Delapan dekade sejak proklamasi 17 Agustus 1945, bangsa Indonesia seharusnya telah sepenuhnya mewujudkan cita-cita luhur yang tertuang dalam Pembukaan Undang-Undang Dasar 1945. Salah satu janji yang terus digaungkan sejak awal adalah "keadilan sosial bagi seluruh rakyat Indonesia." Namun, di tengah gegap gempita perayaan hari kemerdekaan setiap tahun, pertanyaan fundamental justru kian mendesak: kemerdekaan itu untuk siapa?
Realitas sosial hari ini menunjukkan bahwa tidak semua warga merasakan hasil dari pembangunan nasional. Ketimpangan masih begitu nyata. Ada yang hidup di tengah gemerlap kota dengan segala fasilitas, namun ada pula yang masih bergumul dengan kemiskinan ekstrem, keterbatasan akses air bersih, atau putus sekolah karena tidak mampu membayar seragam. Dalam konteks ini, keadilan sosial tampak seperti gagasan mulia yang belum benar-benar membumi.
Kesenjangan bukan hanya terjadi antarindividu, tetapi juga antarwilayah. Ketimpangan pembangunan antara Indonesia bagian barat dan timur, antara kota besar dan desa terpencil, masih sangat mencolok. Sementara jalan tol dan gedung pencakar langit menjulang di satu tempat, di tempat lain jalan rusak dan Puskesmas tanpa dokter menjadi pemandangan sehari-hari. Maka, sudah sepatutnya kita bertanya: apakah keadilan sosial itu benar-benar hadir untuk seluruh rakyat Indonesia?
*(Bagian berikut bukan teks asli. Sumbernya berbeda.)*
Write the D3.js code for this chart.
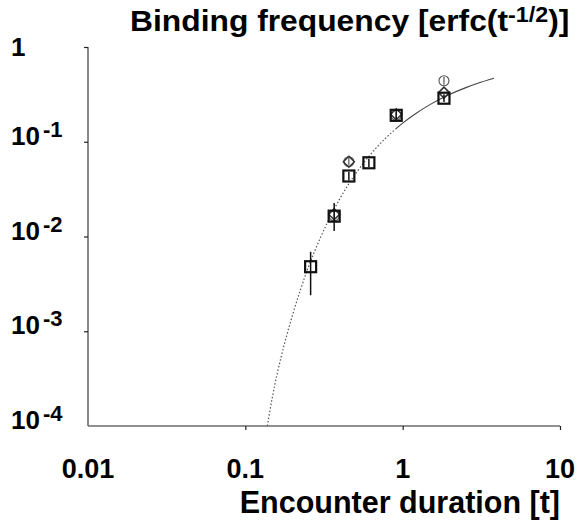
<!DOCTYPE html>
<html>
<head>
<meta charset="utf-8">
<script src="https://cdn.jsdelivr.net/npm/d3@7/dist/d3.min.js"></script>
<style>
  html, body { margin: 0; padding: 0; background: #fff; }
  svg { display: block; font-family: "Liberation Sans", Arial, sans-serif; font-weight: bold; }
</style>
</head>
<body>
<svg id="chart" width="586" height="525"></svg>
<script>
// ---- data ----
const xTicks = [0.01, 0.1, 1, 10];
const xTickLabels = ["0.01", "0.1", "1", "10"];
const yTicks = [1, 0.1, 0.01, 0.001, 0.0001];
const yTickExponents = [null, "-1", "-2", "-3", "-4"];

// squares (with vertical error bars)
const sqT   = [0.26, 0.367, 0.455, 0.61, 0.91, 1.83];
const sqY   = [0.0048, 0.0164, 0.0435, 0.060, 0.19, 0.288];
const sqLo  = [0.0024, 0.0114, 0.039, 0.054, 0.170, 0.262];
const sqHi  = [0.0069, 0.0226, 0.048, 0.066, 0.212, 0.318];

// diamonds
const dmT = [0.367, 0.455, 0.91, 1.83];
const dmY = [0.0172, 0.0616, 0.195, 0.33];

// circles (with small vertical bars)
const ciT  = [0.367, 0.455, 0.91, 1.83];
const ciY  = [0.0165, 0.0616, 0.19, 0.44];
const ciLo = [0.0150, 0.056, 0.175, 0.40];
const ciHi = [0.0182, 0.068, 0.206, 0.485];

// theoretical curve erfc(t^-1/2)
const curveT = [0.138, 0.15, 0.17, 0.2, 0.25, 0.3, 0.35, 0.4, 0.5, 0.6, 0.7, 0.8, 0.9, 1.0, 1.2, 1.5, 2.0, 2.5, 3.0, 3.8];
const curveY = [0.0001, 0.00022, 0.00056, 0.0015, 0.00462, 0.0097, 0.0167, 0.0253, 0.0455, 0.0678, 0.091, 0.1137, 0.136, 0.1573, 0.1965, 0.248, 0.3171, 0.3704, 0.4136, 0.4677];
const curveSplit = 0.9; // dotted below, solid above

// ---- layout ----
const svg = d3.select("#chart");
const mLeft = 88, mRight = 560, mTop = 47, mBottom = 426;
const x = d3.scaleLog().domain([0.01, 10]).range([mLeft, mRight]);
const y = d3.scaleLog().domain([0.0001, 1]).range([mBottom, mTop]);

const axisColor = "#6b6b6b";

// axes lines
svg.append("line").attr("x1", mLeft).attr("x2", mLeft).attr("y1", mTop).attr("y2", mBottom)
  .attr("stroke", axisColor).attr("stroke-width", 1.6);
svg.append("line").attr("x1", mLeft).attr("x2", mRight).attr("y1", mBottom).attr("y2", mBottom)
  .attr("stroke", axisColor).attr("stroke-width", 1.6);

// x axis ticks + labels
const xAxis = d3.axisBottom(x).tickValues(xTicks.slice(1)).tickSize(4).tickFormat("");
const gx = svg.append("g").attr("transform", `translate(0,${mBottom})`).call(xAxis);
gx.select(".domain").remove();
gx.selectAll(".tick line").attr("stroke", "#222").attr("stroke-width", 1.2);

svg.append("g").selectAll("text").data(xTicks).join("text")
  .attr("x", d => x(d)).attr("y", 478)
  .attr("text-anchor", "middle").attr("font-size", 27).attr("fill", "#000")
  .text((d, i) => xTickLabels[i]);

// y axis ticks
const yAxis = d3.axisLeft(y).tickValues(yTicks.slice(0, 4)).tickSize(4).tickFormat("");
const gy = svg.append("g").attr("transform", `translate(${mLeft},0)`).call(yAxis);
gy.select(".domain").remove();
gy.selectAll(".tick line").attr("stroke", "#222").attr("stroke-width", 1.2);

// y labels with superscripts
const yl = svg.append("g").selectAll("text").data(yTicks).join("text")
  .attr("x", 11).attr("y", (d, i) => y(d) + (i === 0 ? 9 : 3))
  .attr("font-size", 26).attr("fill", "#000");
yl.each(function(d, i) {
  const t = d3.select(this);
  if (yTickExponents[i] === null) { t.text("1"); return; }
  t.append("tspan").text("10");
  t.append("tspan").attr("dx", 3).attr("dy", -8).attr("font-size", 22).text(yTickExponents[i]);
});

// titles
const title = svg.append("text").attr("transform", "translate(130,31) scale(1.06,1)")
  .attr("font-size", 30).attr("fill", "#000");
title.append("tspan").text("Binding frequency [erfc(t");
title.append("tspan").attr("dy", -9).attr("font-size", 22).text("-1/2");
title.append("tspan").attr("dy", 9).text(")]");

svg.append("text").attr("x", 560).attr("y", 513).attr("text-anchor", "end")
  .attr("font-size", 30.5).attr("fill", "#000").text("Encounter duration [t]");

// curve
const curvePts = curveT.map((t, i) => [t, curveY[i]]);
const line = d3.line().x(d => x(d[0])).y(d => y(d[1])).curve(d3.curveMonotoneX);
svg.append("path").datum(curvePts.filter(d => d[0] <= curveSplit))
  .attr("d", line).attr("fill", "none").attr("stroke", "#555").attr("stroke-width", 1.2)
  .attr("stroke-dasharray", "1.5,2");
svg.append("path").datum(curvePts.filter(d => d[0] >= curveSplit))
  .attr("d", line).attr("fill", "none").attr("stroke", "#444").attr("stroke-width", 1.1);

// circles
const gc = svg.append("g");
ciT.forEach((t, i) => {
  gc.append("circle").attr("cx", x(t)).attr("cy", y(ciY[i])).attr("r", 5)
    .attr("fill", "#fff").attr("stroke", "#555").attr("stroke-width", 1.1);
  gc.append("line").attr("x1", x(t)).attr("x2", x(t)).attr("y1", y(ciLo[i])).attr("y2", y(ciHi[i]))
    .attr("stroke", "#333").attr("stroke-width", 1);
});

// diamonds
const gd = svg.append("g");
dmT.forEach((t, i) => {
  const cx = x(t), cy = y(dmY[i]), s = 5.5;
  gd.append("path").attr("d", `M${cx},${cy - s}L${cx + s},${cy}L${cx},${cy + s}L${cx - s},${cy}Z`)
    .attr("fill", "none").attr("stroke", "#333").attr("stroke-width", 1.5);
});

// squares with error bars
const gs = svg.append("g");
sqT.forEach((t, i) => {
  const cx = x(t), cy = y(sqY[i]), h = 5.5;
  gs.append("rect").attr("x", cx - h).attr("y", cy - h).attr("width", 2 * h).attr("height", 2 * h)
    .attr("fill", "none").attr("stroke", "#111").attr("stroke-width", 2.2);
  gs.append("line").attr("x1", cx).attr("x2", cx).attr("y1", y(sqLo[i])).attr("y2", y(sqHi[i]))
    .attr("stroke", "#111").attr("stroke-width", 1.5);
});
</script>
</body>
</html>
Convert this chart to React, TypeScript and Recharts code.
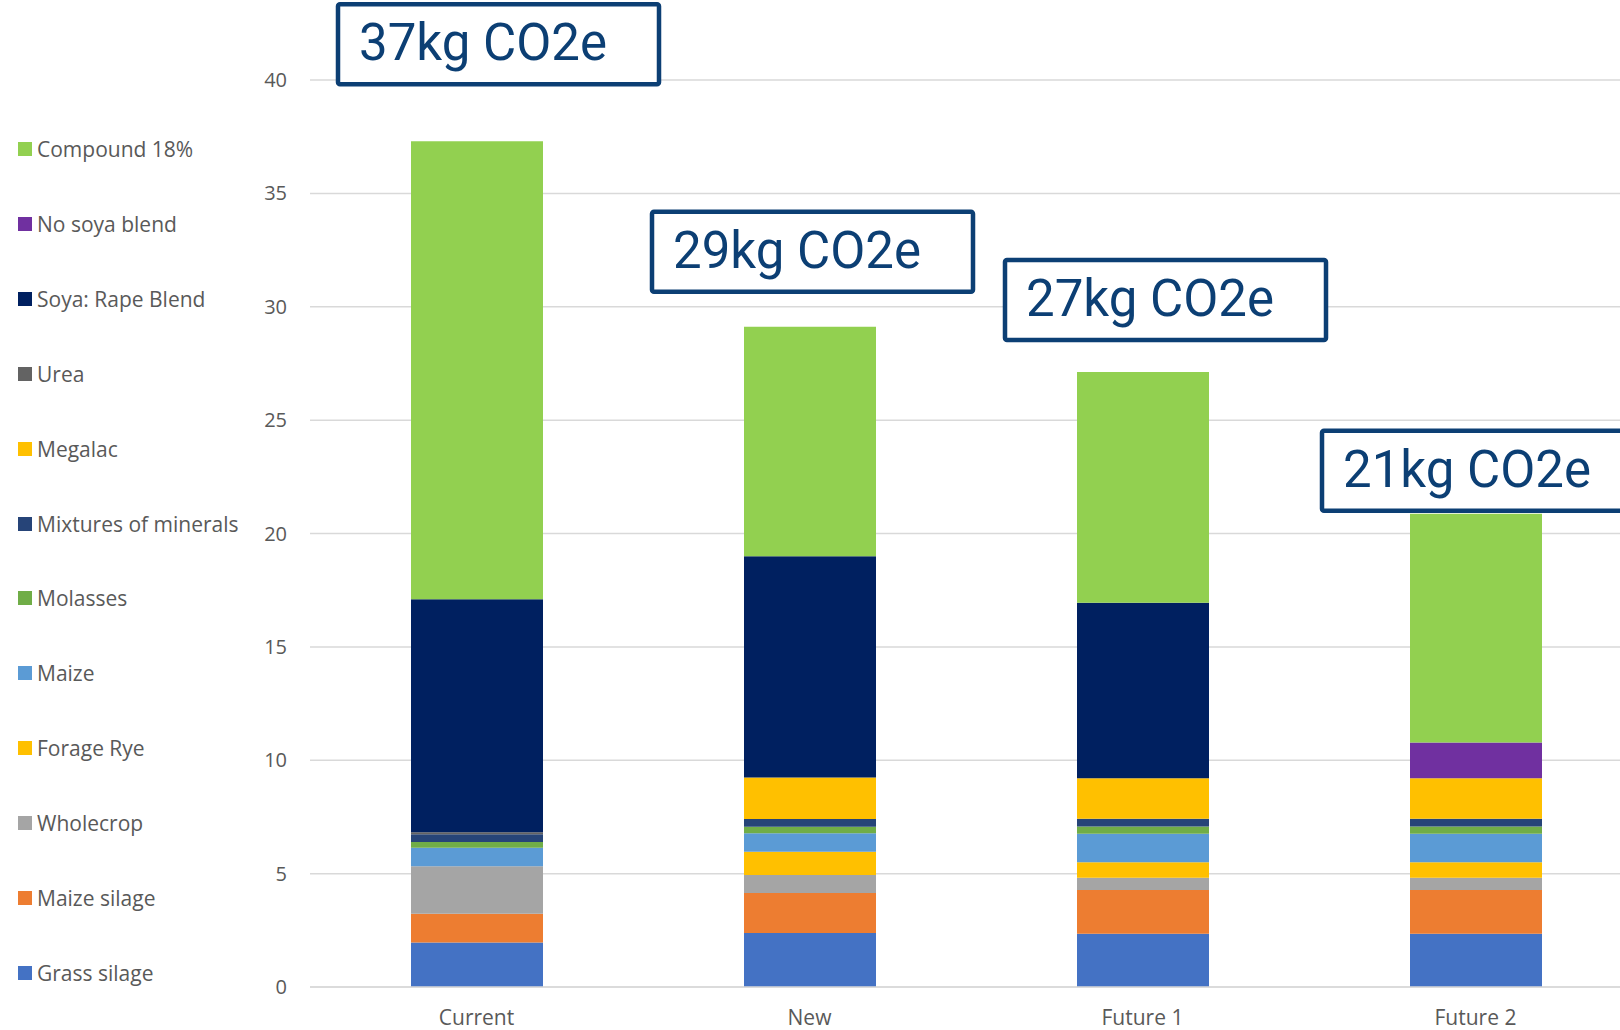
import { BarChart, Bar, XAxis, YAxis, CartesianGrid, Legend, LabelList } from 'recharts';

const scenarios = ['Current', 'New', 'Future 1', 'Future 2'];

// kg CO2e per feed, listed from the bottom of each stack upwards
const grassSilage = [1.96, 2.38, 2.35, 2.35];
const maizeSilage = [1.27, 1.77, 1.93, 1.93];
const wholecrop = [2.1, 0.79, 0.54, 0.54];
const forageRye = [0, 1.03, 0.68, 0.68];
const maize = [0.81, 0.81, 1.26, 1.26];
const molasses = [0.25, 0.29, 0.32, 0.32];
const minerals = [0.35, 0.34, 0.34, 0.34];
const megalac = [0, 1.83, 1.79, 1.79];
const urea = [0.09, 0, 0, 0];
const soyaRape = [10.27, 9.76, 7.74, 0];
const noSoya = [0, 0, 0, 1.57];
const compound = [20.2, 10.12, 10.17, 10.09];

const yTicks = [0, 5, 10, 15, 20, 25, 30, 35, 40];

const series = [
  { key: 'grass', name: 'Grass silage', color: '#4472C4', values: grassSilage },
  { key: 'maizeSilage', name: 'Maize silage', color: '#ED7D31', values: maizeSilage },
  { key: 'wholecrop', name: 'Wholecrop', color: '#A5A5A5', values: wholecrop },
  { key: 'forageRye', name: 'Forage Rye', color: '#FFC000', values: forageRye },
  { key: 'maize', name: 'Maize', color: '#5B9BD5', values: maize },
  { key: 'molasses', name: 'Molasses', color: '#70AD47', values: molasses },
  { key: 'minerals', name: 'Mixtures of minerals', color: '#264478', values: minerals },
  { key: 'megalac', name: 'Megalac', color: '#FFC000', values: megalac },
  { key: 'urea', name: 'Urea', color: '#636363', values: urea },
  { key: 'soyaRape', name: 'Soya: Rape Blend', color: '#002060', values: soyaRape },
  { key: 'noSoya', name: 'No soya blend', color: '#7030A0', values: noSoya },
  { key: 'compound', name: 'Compound 18%', color: '#92D050', values: compound },
];

const data = scenarios.map((name, i) => {
  const row: Record<string, number | string> = { name };
  let total = 0;
  for (const s of series) {
    row[s.key] = s.values[i];
    total += s.values[i];
  }
  row.total = total;
  return row;
});

// total boxes sit above each bar, nudged by hand
const boxShift = [-73, -92, -72, -88];
const boxGap = [57, 35, 32, 3];
const BOX_W = 321;
const BOX_H = 80;
const NAVY = '#0c3f74';
const GREY = '#595959';
const FONT = '"Open Sans", sans-serif';

function TotalBox(props: any) {
  const vb = props.viewBox ?? {};
  const x = Number(props.x ?? vb.x);
  const y = Number(props.y ?? vb.y);
  const i = props.index ?? 0;
  const left = x + boxShift[i];
  const top = y - boxGap[i] - BOX_H;
  return (
    <g>
      <rect
        x={left}
        y={top}
        width={BOX_W}
        height={BOX_H}
        rx={2}
        fill="#ffffff"
        stroke={NAVY}
        strokeWidth={4.5}
      />
      <text x={left + 21} y={top + BOX_H / 2 + 16} fontSize={51} fontFamily="Roboto" fill={NAVY}>
        {`${Math.round(Number(props.value))}kg CO2e`}
      </text>
    </g>
  );
}

function FeedLegend() {
  return (
    <div style={{ position: 'relative', width: 240, height: 1030 }}>
      {[...series].reverse().map((s, i) => (
        <div
          key={s.key}
          style={{
            position: 'absolute',
            left: 18,
            top: 149 + i * 74.9 - 14,
            height: 28,
            display: 'flex',
            alignItems: 'center',
            fontFamily: FONT,
            fontSize: 21,
            color: GREY,
            whiteSpace: 'nowrap',
          }}
        >
          <span style={{ width: 14, height: 14, background: s.color, marginRight: 5 }} />
          {s.name}
        </div>
      ))}
    </div>
  );
}

export default function App() {
  return (
    <div
      style={{
        position: 'absolute',
        left: 0,
        top: 0,
        width: 1620,
        height: 1030,
        overflow: 'hidden',
        background: '#ffffff',
      }}
    >
      <BarChart
        width={1642}
        height={1030}
        data={data}
        margin={{ top: 80, right: 0, bottom: 3, left: 0 }}
        barCategoryGap={0}
      >
        <CartesianGrid vertical={false} stroke="#d9d9d9" strokeWidth={1.5} />
        <XAxis
          dataKey="name"
          height={40}
          tickLine={false}
          axisLine={{ stroke: '#d9d9d9', strokeWidth: 1.5 }}
          tickSize={0}
          tickMargin={23}
          tick={{ fill: GREY, fontSize: 21, fontFamily: FONT }}
        />
        <YAxis
          width={70}
          domain={[0, 40]}
          ticks={yTicks}
          tickLine={false}
          axisLine={false}
          tickSize={0}
          tickMargin={23}
          tick={{ fill: GREY, fontSize: 20, fontFamily: FONT }}
        />
        <Legend
          layout="vertical"
          align="left"
          verticalAlign="top"
          content={() => <FeedLegend />}
          wrapperStyle={{ left: 0, top: 0, width: 240, height: 1030 }}
        />
        {series.map((s) => (
          <Bar
            key={s.key}
            dataKey={s.key}
            name={s.name}
            stackId="feed"
            fill={s.color}
            barSize={132}
            isAnimationActive={false}
          >
            {s.key === 'compound' && (
              <LabelList dataKey="total" content={(p: any) => <TotalBox {...p} />} />
            )}
          </Bar>
        ))}
      </BarChart>
    </div>
  );
}
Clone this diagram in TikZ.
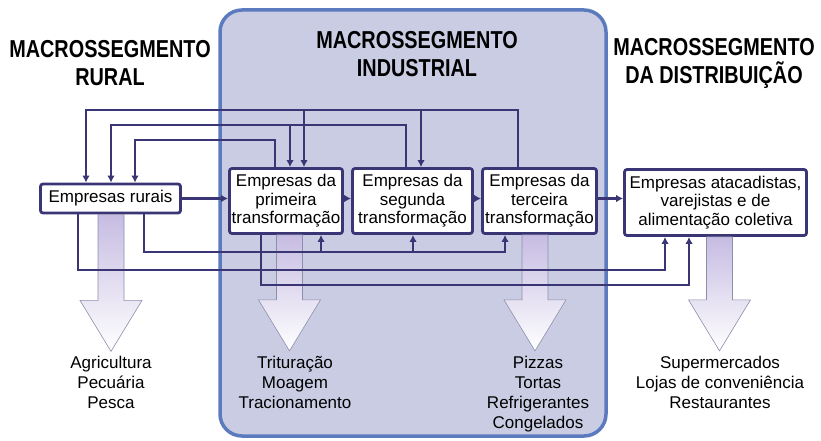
\documentclass[tikz,border=0pt]{standalone}
\usepackage{fontspec}
\setmainfont{Liberation Sans}
\newfontfamily\headfont[FakeStretch=0.81]{Liberation Sans}
\usepackage{tikz}
\usetikzlibrary{arrows.meta}
\definecolor{navy}{RGB}{58,54,118}
\definecolor{regionfill}{RGB}{201,204,226}
\definecolor{regionline}{RGB}{92,122,190}
\definecolor{shadetop}{RGB}{198,188,226}
\definecolor{shademid}{RGB}{236,236,244}
\definecolor{shadeline}{RGB}{140,142,172}
\tikzset{
	boxstyle/.style={rectangle,rounded corners=2.5pt,draw=navy,line width=2.8pt,fill=white,align=center,inner sep=2pt,font=\fontsize{17}{18.5}\selectfont},
	headstyle/.style={align=center,font=\headfont\bfseries\fontsize{24.5}{27.5}\selectfont},
	labelstyle/.style={align=center,anchor=north,inner sep=0pt,font=\fontsize{17}{20}\selectfont},
	flowstyle/.style={draw=navy,line width=2.3pt,-{Latex[length=7pt,width=7.5pt]}},
	bigarrowstyle/.style={draw=shadeline,line width=0.6pt,top color=shadetop,middle color=shademid,bottom color=white},
	regionstyle/.style={draw=regionline,fill=regionfill,line width=3.5pt,rounded corners=22pt}
}

\begin{document}
\begin{tikzpicture}[x=1pt,y=-1pt]
	\useasboundingbox (0,0) rectangle (821,441);
	\draw[regionstyle] (220,10) rectangle (606,436);
	\node[headstyle] (hr) at (110,63) {MACROSSEGMENTO\\RURAL};
	\node[headstyle] (hi) at (417,54) {MACROSSEGMENTO\\INDUSTRIAL};
	\node[headstyle] (hd) at (714,63.5) {MACROSSEGMENTO\\DA DISTRIBUIÇÃO};
	\node[boxstyle,minimum width=140pt,minimum height=29pt] (rur) at (110.5,198.5) {Empresas rurais};
	\node[boxstyle,minimum width=113pt,minimum height=65pt] (pri) at (286,201) {Empresas da\\primeira\\transformação};
	\node[boxstyle,minimum width=120pt,minimum height=65pt] (seg) at (412.5,201) {Empresas da\\segunda\\transformação};
	\node[boxstyle,minimum width=114pt,minimum height=65pt] (ter) at (539.5,201) {Empresas da\\terceira\\transformação};
	\node[boxstyle,minimum width=182pt,minimum height=66pt] (dis) at (715.5,202.5) {Empresas atacadistas,\\varejistas e de\\alimentação coletiva};
	\coordinate (ta) at (0,110);
	\coordinate (tb) at (0,125);
	\coordinate (tc) at (0,140);
	\coordinate (ba) at (0,252);
	\coordinate (bb) at (0,270);
	\coordinate (bc) at (0,285);
	% big arrows
	\draw[bigarrowstyle] ([xshift=0.5pt]rur.south) ++(-13,0) -- ++(26,0) -- ++(0,86) -- ++(18,0) -- ++(-31,51) -- ++(-31,-51) -- ++(18,0) -- cycle;
	\draw[bigarrowstyle] ([xshift=3.5pt]pri.south) ++(-13,0) -- ++(26,0) -- ++(0,65) -- ++(18,0) -- ++(-31,51) -- ++(-31,-51) -- ++(18,0) -- cycle;
	\draw[bigarrowstyle] ([xshift=-4.5pt]ter.south) ++(-13,0) -- ++(26,0) -- ++(0,65) -- ++(18,0) -- ++(-31,51) -- ++(-31,-51) -- ++(18,0) -- cycle;
	\draw[bigarrowstyle] ([xshift=4pt]dis.south) ++(-13,0) -- ++(26,0) -- ++(0,63) -- ++(18,0) -- ++(-31,51) -- ++(-31,-51) -- ++(18,0) -- cycle;
	% forward
	\draw[flowstyle] (rur.east) -- (rur.east -| pri.west);
	\draw[flowstyle] (pri.east |- rur) -- (seg.west |- rur);
	\draw[flowstyle] (seg.east |- rur) -- (ter.west |- rur);
	\draw[flowstyle] (ter.east |- rur) -- (dis.west |- rur);
	% back, above
	\draw[flowstyle] ([xshift=-21.5pt]ter.north) |- ([xshift=-24.5pt]rur.north |- ta) -- ([xshift=-24.5pt]rur.north);
	\draw[flowstyle] ([xshift=18pt]pri.north |- ta) -- ([xshift=18pt]pri.north);
	\draw[flowstyle] ([xshift=8.5pt]seg.north |- ta) -- ([xshift=8.5pt]seg.north);
	\draw[flowstyle] ([xshift=-6.5pt]seg.north) |- ([xshift=0.5pt]rur.north |- tb) -- ([xshift=0.5pt]rur.north);
	\draw[flowstyle] ([xshift=4pt]pri.north |- tb) -- ([xshift=4pt]pri.north);
	\draw[flowstyle] ([xshift=-11pt]pri.north) |- ([xshift=24.5pt]rur.north |- tc) -- ([xshift=24.5pt]rur.north);
	% below
	\draw[flowstyle] ([xshift=33.5pt]rur.south) |- ([xshift=-34.5pt]ter.south |- ba) -- ([xshift=-34.5pt]ter.south);
	\draw[flowstyle] ([xshift=35pt]pri.south |- ba) -- ([xshift=35pt]pri.south);
	\draw[flowstyle] ([xshift=0.5pt]seg.south |- ba) -- ([xshift=0.5pt]seg.south);
	\draw[flowstyle] ([xshift=-32.5pt]rur.south) |- ([xshift=-50.5pt]dis.south |- bb) -- ([xshift=-50.5pt]dis.south);
	\draw[flowstyle] ([xshift=-25pt]pri.south) |- ([xshift=-26.5pt]dis.south |- bc) -- ([xshift=-26.5pt]dis.south);
	% outputs
	\node[labelstyle] (lr) at (111,356) {Agricultura\\Pecuária\\Pesca};
	\node[labelstyle] (lp) at (295,356) {Trituração\\Moagem\\Tracionamento};
	\node[labelstyle] (lt) at (538,356) {Pizzas\\Tortas\\Refrigerantes\\Congelados};
	\node[labelstyle] (ld) at (720,356) {Supermercados\\Lojas de conveniência\\Restaurantes};
\end{tikzpicture}
\end{document}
Keadilan sosial bukanlah slogan yang cukup diucapkan di atas podium. Ia harus hadir dalam wujud nyata: dalam akses pendidikan yang merata, lapangan kerja yang adil, layanan kesehatan yang setara, dan perlindungan bagi kelompok paling rentan. Jika kemerdekaan hanya dirasakan oleh segelintir elit atau kelompok tertentu, maka janji proklamasi belum benar-benar tuntas.
Artikel ini mencoba menyigi ulang makna kemerdekaan dengan menyoroti satu hal penting yang kerap terlupakan: pembangunan inklusif sebagai jalan menuju keadilan sosial. Sebab, 80 tahun bukan waktu yang sebentar. Sudah saatnya kita menuntut lebih dari sekadar seremoni. Kita membutuhkan pemeriksaan jujur terhadap capaian dan kegagalan negara dalam memenuhi amanat konstitusi.
Keadilan Sosial dalam Konteks Indonesia
Gagasan keadilan sosial bukan barang asing dalam sejarah pemikiran Indonesia. Para pendiri bangsa menempatkannya sebagai sila kelima dalam Pancasila dan menjadikannya tujuan akhir dari kemerdekaan. Bung Hatta, sebagai tokoh penting ekonomi kerakyatan, percaya bahwa kesejahteraan tidak boleh menjadi milik segelintir orang. Koperasi, dalam pandangannya, adalah alat untuk membebaskan rakyat dari dominasi modal dan struktur feodal.
Pada awal kemerdekaan, keadilan sosial diartikan sebagai distribusi kekayaan yang adil, penghapusan eksploitasi, dan pemenuhan kebutuhan dasar rakyat. Sayangnya, filosofi ini tidak sepenuhnya terimplementasi dalam strategi pembangunan nasional. Pembangunan kerap kali berorientasi pada pertumbuhan ekonomi tanpa cukup memperhatikan siapa yang diuntungkan dan siapa yang tertinggal. Dalam praktiknya, pendekatan ini memperdalam jurang ketimpangan.
Dari masa ke masa, arah kebijakan ekonomi nasional bergeser mengikuti kepentingan politik. Di era Orde Baru, pembangunan difokuskan pada stabilitas dan pertumbuhan, namun dengan ongkos eksploitasi sumber daya alam dan marjinalisasi petani serta buruh. Era Reformasi membawa kebebasan baru, namun pasar bebas yang tak terkendali justru memperkuat dominasi modal dan memperlemah peran negara sebagai pengatur keadilan.
Keadilan sosial kemudian menjadi terminologi yang hampa dalam perdebatan publik. Ia hadir dalam pidato-pidato kenegaraan, namun absen dalam implementasi kebijakan yang menyentuh rakyat kecil. Ketika distribusi kekayaan, pelayanan publik, dan kesempatan kerja hanya tersedia bagi mereka yang mampu mengakses sistem, maka cita-cita keadilan tinggal menjadi simbol.